State ditches Galana project for small ventures

Water Cabinet Secretary Eugene Wamalwa tours the Galana-Kulalu Irrigation Development Project in Tana River County on September 9, 2015. The project has not been a success. PHOTO | FILE | NATION MEDIA GROUP

What you need to know:

  • The contractor left the site last year, accusing the National Irrigation Board, the project implementing agency, of not paying for work done.
  • The government now appears to have shifted attention to 36 irrigation projects spread across the country and which have been allocated Sh2 billion.

The government appears finally set to abandon the Galana-Kulalu Irrigation Development Project which has so far gobbled up Sh5.2 billion with little to show for it, and has instead shifted its attention to smaller irrigation projects.

In the 2019/2020 budget estimates a mere Sh10 million has been allocated to the project which was launched in 2014 with great fanfare and was billed as the answer to Kenya’s perennial food shortage.

It has not been allocated any estimates in the next two financial years, sounding the death knell to the grand scheme even as questions remain concerning the viability of the project in the first place, and who is culpable for the loss of taxpayer’s money.

After three harvests of mixed success, the contractor left the site last year, accusing the National Irrigation Board, the project implementing agency, of not paying for work done.

The government now appears to have shifted attention to 36 irrigation projects spread across the country and which have been allocated Sh2 billion.

FUNDING

Last year the projects, dubbed National Expanded Irrigation Programme received Sh2.3 billion and another Sh1 billion has been scheduled for the next two financial years.
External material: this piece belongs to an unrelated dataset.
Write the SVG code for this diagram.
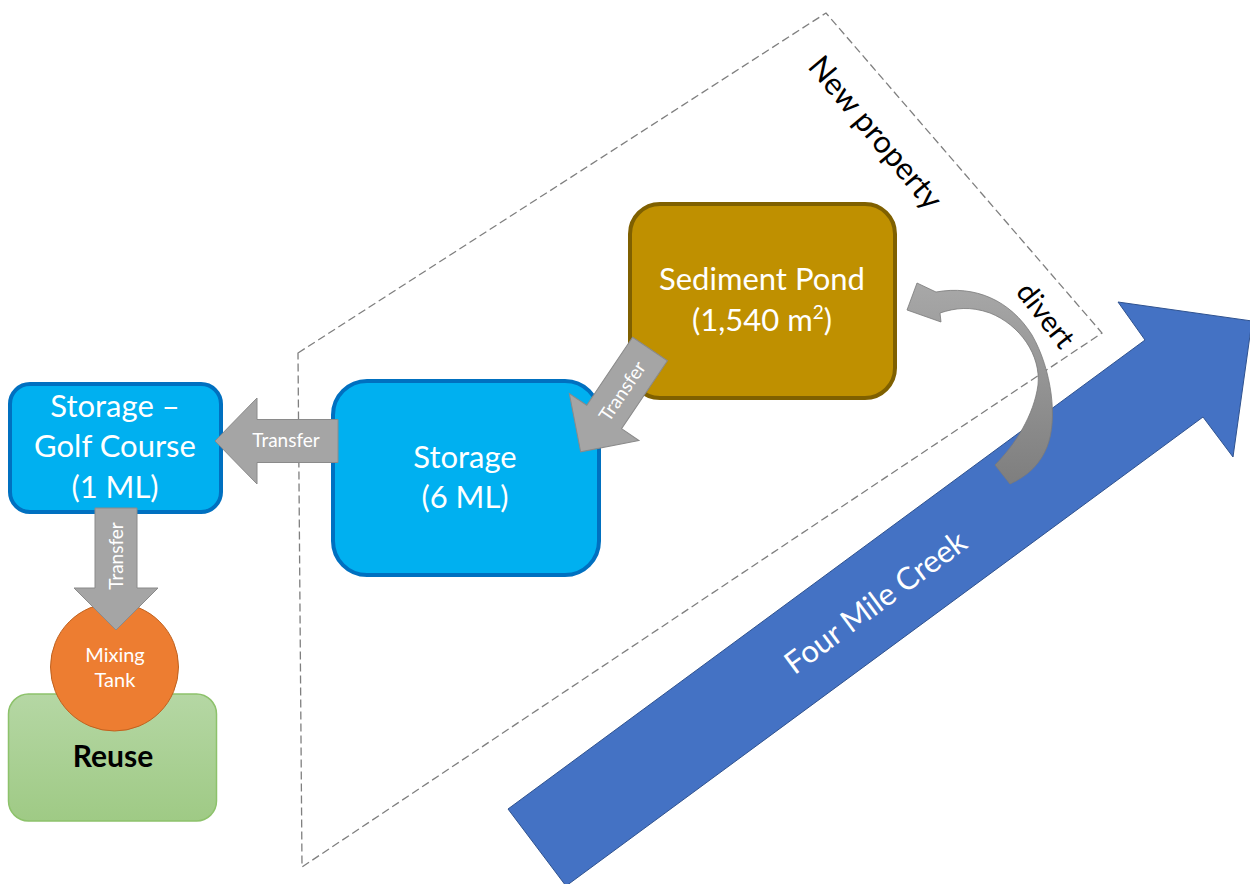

The smaller irrigation projects include Kiirua-Kabirichia, Nyanjigi, Meiteitei, Riamukurwe, Tunyai/Kakurunga, Naroosura/Nkuruman, Kaplelartet, Oldinyiro, Shimba Hills, Bura, Perkerra, Hola and Sabor.

Others include Kamuka, Ngi’nda, Bunyala, West Kano, Mweru Umoja, Chemase, Mirichu Murika, Aiwet, Lower Sio, Molo Sirwet, Tunyo, Mulwaper and Itabua Muthatari irrigation projects.

Another big winner is the Mwea Irrigation Development Project under the Thiba Dam and Irrigation Area, which has received Sh1.98 billion with another Sh4 billion scheduled in the next two financial years.

ITARE

The shift in approach appears to follow the script of the government’s Agricultural Sector Transformation and Growth Strategy 2019-2029, one of whose highlights is to develop irrigation supported large-scale farms across the country.

“While much of the land will be state-owned, the new farm enterprises will be predominantly funded, owned and operated by the private sector,” reads a section of the strategy.

But Treasury Cabinet Secretary Henry Rotich continued to pump money into dams with Itare, whose contractor, CMC di Ravenna filed for bankruptcy with only 49 per cent of work done, receiving Sh100 million in the latest estimates.

Chemosusu, also in the Rift Valley, received Sh700 million. Thwake in Kitui/Makueni was allocated Sh5.9 billion while Karumenu on the Laikipia-Nyeri border got Sh4.2 billion.

The huge allocations come in the wake of unconcluded investigations into the Kimwarer and Aror dam scandals in which Sh21 billion may have been lost yet no work has been done.